I missed Manang Pacing, or the Pacita Saludes of Iluko writing. She had come, but she had left for Honolulu where she is based. But without her knowing it, she left her energy, her spirit, her stature, and her endless advocacy on Ilokano life and culture--the very same things that we would plumb and build upon even as we welcomed the early morning hours of Sunday.

At that 15th floor overlooking the Las Vegas spectacle of light and the many darknesses swallowed up by the light, we would welcome the early morning hours with an early morning breakfast courtesy of Elinor Alupay. "Breakfast at one o'clock in the morning of a Sunday" could have been an apt title, the first time I had one like that in Las Vegas.

And they were there, the good people of TMI: Jun Alupay, Elinor Alupay, Loring Tabin, Sinamar Tabin, Tito Tugade, Marilyn Balingit, Guiller Iloreta, Jojo Tabin. They had not slept, not a wink, with the Tabins counting the hours of their being awake with all of their fingers, the three of them, and they did not have enough of the thirty fingers but needed other fingers--ours--to account how long had they been awake. It mattered too that they had to drive back to Salt Lake City in Utah a few hours after our meeting up.

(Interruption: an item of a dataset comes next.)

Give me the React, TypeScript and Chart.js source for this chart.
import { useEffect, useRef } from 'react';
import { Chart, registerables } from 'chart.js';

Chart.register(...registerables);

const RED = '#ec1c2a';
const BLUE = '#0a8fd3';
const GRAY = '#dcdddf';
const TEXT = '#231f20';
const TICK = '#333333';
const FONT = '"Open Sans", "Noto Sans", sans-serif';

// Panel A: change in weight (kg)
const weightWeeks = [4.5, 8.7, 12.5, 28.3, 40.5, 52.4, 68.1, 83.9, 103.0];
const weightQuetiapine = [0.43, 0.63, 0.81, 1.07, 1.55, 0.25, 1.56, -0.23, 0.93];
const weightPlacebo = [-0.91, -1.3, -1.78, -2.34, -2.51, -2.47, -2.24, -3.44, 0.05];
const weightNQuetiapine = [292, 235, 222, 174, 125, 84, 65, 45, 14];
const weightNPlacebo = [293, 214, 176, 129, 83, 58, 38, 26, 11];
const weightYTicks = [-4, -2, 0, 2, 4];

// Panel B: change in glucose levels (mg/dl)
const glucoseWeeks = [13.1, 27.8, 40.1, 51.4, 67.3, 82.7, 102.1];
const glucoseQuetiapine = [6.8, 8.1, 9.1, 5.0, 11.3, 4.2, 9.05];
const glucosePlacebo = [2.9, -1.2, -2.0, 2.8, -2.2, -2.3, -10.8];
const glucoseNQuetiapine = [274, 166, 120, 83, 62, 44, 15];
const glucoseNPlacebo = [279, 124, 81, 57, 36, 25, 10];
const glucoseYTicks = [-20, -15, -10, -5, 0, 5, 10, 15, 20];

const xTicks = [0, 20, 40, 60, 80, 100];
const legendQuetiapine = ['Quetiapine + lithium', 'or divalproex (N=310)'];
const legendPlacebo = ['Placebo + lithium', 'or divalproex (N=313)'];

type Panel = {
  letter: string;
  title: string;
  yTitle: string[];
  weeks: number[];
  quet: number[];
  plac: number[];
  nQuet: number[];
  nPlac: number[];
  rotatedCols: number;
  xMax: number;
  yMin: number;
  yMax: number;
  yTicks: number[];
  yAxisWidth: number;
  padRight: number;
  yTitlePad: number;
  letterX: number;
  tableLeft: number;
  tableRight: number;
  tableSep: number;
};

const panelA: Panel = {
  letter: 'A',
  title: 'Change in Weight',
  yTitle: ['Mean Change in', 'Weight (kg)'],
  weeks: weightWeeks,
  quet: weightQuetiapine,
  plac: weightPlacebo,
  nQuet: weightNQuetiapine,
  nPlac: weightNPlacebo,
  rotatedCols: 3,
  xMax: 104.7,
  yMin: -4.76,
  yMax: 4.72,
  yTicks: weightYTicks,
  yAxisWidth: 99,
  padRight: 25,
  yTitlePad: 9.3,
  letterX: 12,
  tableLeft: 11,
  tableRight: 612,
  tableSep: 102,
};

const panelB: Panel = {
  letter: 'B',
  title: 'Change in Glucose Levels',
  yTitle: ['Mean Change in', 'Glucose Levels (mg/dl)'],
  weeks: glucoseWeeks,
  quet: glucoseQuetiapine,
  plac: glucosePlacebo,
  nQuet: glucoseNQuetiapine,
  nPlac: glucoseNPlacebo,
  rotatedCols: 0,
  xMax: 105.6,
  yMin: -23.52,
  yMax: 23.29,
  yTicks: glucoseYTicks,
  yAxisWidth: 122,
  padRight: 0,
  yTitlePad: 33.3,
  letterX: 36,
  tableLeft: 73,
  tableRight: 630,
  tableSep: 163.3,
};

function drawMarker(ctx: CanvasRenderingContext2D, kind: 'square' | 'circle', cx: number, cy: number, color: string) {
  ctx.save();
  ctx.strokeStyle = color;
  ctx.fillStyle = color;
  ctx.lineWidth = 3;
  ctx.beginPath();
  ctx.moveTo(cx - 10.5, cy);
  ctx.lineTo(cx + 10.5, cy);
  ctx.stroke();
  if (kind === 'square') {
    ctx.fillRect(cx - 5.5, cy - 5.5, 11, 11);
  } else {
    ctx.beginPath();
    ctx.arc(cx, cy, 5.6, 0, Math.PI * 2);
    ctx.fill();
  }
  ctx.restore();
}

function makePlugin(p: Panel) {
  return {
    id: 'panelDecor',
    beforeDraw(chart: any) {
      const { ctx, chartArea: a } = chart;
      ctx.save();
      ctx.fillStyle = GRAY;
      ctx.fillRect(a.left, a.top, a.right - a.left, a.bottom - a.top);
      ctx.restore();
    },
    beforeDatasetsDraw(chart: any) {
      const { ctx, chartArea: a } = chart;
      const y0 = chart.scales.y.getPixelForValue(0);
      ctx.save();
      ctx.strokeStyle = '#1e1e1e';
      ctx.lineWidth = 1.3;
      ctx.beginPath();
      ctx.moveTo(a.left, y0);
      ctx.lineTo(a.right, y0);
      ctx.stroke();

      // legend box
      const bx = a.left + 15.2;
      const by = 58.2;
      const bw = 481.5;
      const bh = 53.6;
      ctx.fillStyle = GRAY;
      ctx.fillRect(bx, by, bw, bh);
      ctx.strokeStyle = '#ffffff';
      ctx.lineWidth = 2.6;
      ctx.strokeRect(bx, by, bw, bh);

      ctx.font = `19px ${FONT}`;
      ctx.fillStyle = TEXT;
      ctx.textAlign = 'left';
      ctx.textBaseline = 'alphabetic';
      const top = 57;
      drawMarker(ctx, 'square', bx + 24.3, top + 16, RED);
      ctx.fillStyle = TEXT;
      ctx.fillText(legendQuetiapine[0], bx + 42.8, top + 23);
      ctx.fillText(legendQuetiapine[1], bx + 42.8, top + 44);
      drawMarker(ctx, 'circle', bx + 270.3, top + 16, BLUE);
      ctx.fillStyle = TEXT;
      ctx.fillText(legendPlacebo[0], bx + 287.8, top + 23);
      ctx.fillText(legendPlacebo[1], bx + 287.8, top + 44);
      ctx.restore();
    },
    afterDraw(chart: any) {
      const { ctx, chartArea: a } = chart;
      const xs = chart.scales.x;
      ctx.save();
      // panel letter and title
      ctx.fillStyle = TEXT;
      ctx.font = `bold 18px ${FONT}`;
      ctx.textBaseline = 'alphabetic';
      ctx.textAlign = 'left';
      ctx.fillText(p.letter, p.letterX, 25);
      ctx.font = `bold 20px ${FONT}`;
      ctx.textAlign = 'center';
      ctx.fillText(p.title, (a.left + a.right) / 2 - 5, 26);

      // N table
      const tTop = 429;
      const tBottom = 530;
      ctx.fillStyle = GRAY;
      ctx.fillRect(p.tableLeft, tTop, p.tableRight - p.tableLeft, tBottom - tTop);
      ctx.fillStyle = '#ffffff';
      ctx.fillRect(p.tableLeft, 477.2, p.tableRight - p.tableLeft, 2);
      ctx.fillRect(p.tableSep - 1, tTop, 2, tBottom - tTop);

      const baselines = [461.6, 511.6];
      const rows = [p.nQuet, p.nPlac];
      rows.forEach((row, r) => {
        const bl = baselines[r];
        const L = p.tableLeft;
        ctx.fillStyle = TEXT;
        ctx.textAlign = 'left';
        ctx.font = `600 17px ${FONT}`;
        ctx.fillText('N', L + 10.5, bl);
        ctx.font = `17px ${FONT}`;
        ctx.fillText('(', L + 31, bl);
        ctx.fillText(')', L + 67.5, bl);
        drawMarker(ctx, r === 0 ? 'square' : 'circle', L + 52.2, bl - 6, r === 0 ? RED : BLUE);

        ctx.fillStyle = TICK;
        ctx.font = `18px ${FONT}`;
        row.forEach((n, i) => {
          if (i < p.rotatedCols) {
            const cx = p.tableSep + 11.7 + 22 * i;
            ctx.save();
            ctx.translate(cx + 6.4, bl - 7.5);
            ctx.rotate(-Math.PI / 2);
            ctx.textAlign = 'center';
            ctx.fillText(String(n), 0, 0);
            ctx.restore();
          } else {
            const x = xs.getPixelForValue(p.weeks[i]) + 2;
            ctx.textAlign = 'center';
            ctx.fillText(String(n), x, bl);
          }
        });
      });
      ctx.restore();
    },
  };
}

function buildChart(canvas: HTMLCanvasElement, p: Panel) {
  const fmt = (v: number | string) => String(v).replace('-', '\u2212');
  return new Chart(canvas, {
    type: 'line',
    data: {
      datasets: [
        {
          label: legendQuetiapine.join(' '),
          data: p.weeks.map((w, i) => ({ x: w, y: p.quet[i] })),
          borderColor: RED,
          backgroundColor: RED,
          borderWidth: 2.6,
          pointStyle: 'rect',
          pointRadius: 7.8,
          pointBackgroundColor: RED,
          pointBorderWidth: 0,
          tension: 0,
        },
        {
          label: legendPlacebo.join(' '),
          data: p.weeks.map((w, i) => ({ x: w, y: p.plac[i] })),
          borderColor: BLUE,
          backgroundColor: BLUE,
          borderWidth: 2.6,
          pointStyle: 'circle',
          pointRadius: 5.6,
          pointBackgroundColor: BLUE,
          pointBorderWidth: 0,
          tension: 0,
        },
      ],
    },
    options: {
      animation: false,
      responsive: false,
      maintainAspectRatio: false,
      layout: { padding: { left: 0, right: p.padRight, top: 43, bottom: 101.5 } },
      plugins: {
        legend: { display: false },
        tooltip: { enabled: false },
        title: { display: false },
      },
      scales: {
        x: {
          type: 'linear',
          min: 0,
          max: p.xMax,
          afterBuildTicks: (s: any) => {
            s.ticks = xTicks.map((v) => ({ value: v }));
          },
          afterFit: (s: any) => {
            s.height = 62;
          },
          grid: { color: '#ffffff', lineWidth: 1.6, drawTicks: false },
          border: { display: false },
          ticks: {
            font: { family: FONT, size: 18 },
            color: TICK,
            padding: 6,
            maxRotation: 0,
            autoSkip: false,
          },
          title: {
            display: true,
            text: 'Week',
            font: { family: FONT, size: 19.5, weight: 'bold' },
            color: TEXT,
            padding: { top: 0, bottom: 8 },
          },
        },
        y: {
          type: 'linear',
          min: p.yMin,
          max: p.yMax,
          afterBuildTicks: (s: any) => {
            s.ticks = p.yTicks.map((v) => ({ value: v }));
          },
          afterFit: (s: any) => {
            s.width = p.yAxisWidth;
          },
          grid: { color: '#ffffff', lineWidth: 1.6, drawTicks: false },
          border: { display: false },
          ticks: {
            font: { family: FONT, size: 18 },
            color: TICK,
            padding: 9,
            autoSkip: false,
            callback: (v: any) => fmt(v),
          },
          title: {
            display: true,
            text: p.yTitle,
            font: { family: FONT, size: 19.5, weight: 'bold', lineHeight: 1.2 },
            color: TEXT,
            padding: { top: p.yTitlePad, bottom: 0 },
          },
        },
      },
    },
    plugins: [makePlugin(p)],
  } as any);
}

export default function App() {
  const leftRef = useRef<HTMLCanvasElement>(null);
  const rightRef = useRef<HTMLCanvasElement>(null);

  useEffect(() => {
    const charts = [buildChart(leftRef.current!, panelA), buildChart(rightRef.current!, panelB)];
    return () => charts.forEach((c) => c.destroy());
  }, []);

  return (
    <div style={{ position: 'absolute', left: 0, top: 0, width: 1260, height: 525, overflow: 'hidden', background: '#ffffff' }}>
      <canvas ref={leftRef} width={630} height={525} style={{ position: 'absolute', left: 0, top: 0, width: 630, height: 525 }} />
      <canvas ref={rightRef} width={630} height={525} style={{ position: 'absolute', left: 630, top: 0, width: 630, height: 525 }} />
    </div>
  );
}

Such was our hurried life but we covered the TMI ground a lot, covered that ground with a vision for Ilokano culture and life that would not die but would live forever; covered it with a mission that we would do all our darnest best to pursue that vision; and covered it with some concrete goals like this book project that we are about to do, a book celebrating the life of Ilokano migrants and immigrants in this land of exiles.

I uttered in the silence of my soul and heart: May the muses of our poetry bless us.


A Solver Agcaoili
Mandalay Bay Hotel
Las Vegas, Nevada
August 6, 2006

4 comments:

Lei said...

Eto ang pinakagusto kong sinulat mo. Hahahaha!

Joke!

Ariel said...

yes, this is it. this is history. thanks.

rva said...

nagmayat a basaen nga agpayso daytoy, manong ariel, nagpaspasko a binasa ta igidgiddanko iti kapaspas ti panagsamsambotmo a dumanon iti mandalay bay, iti kapaspas ti panagmanehom...

agbiag ti TMI!

Ariel said...

wen, ading, ta inarakattotnak ni apo tito tugade.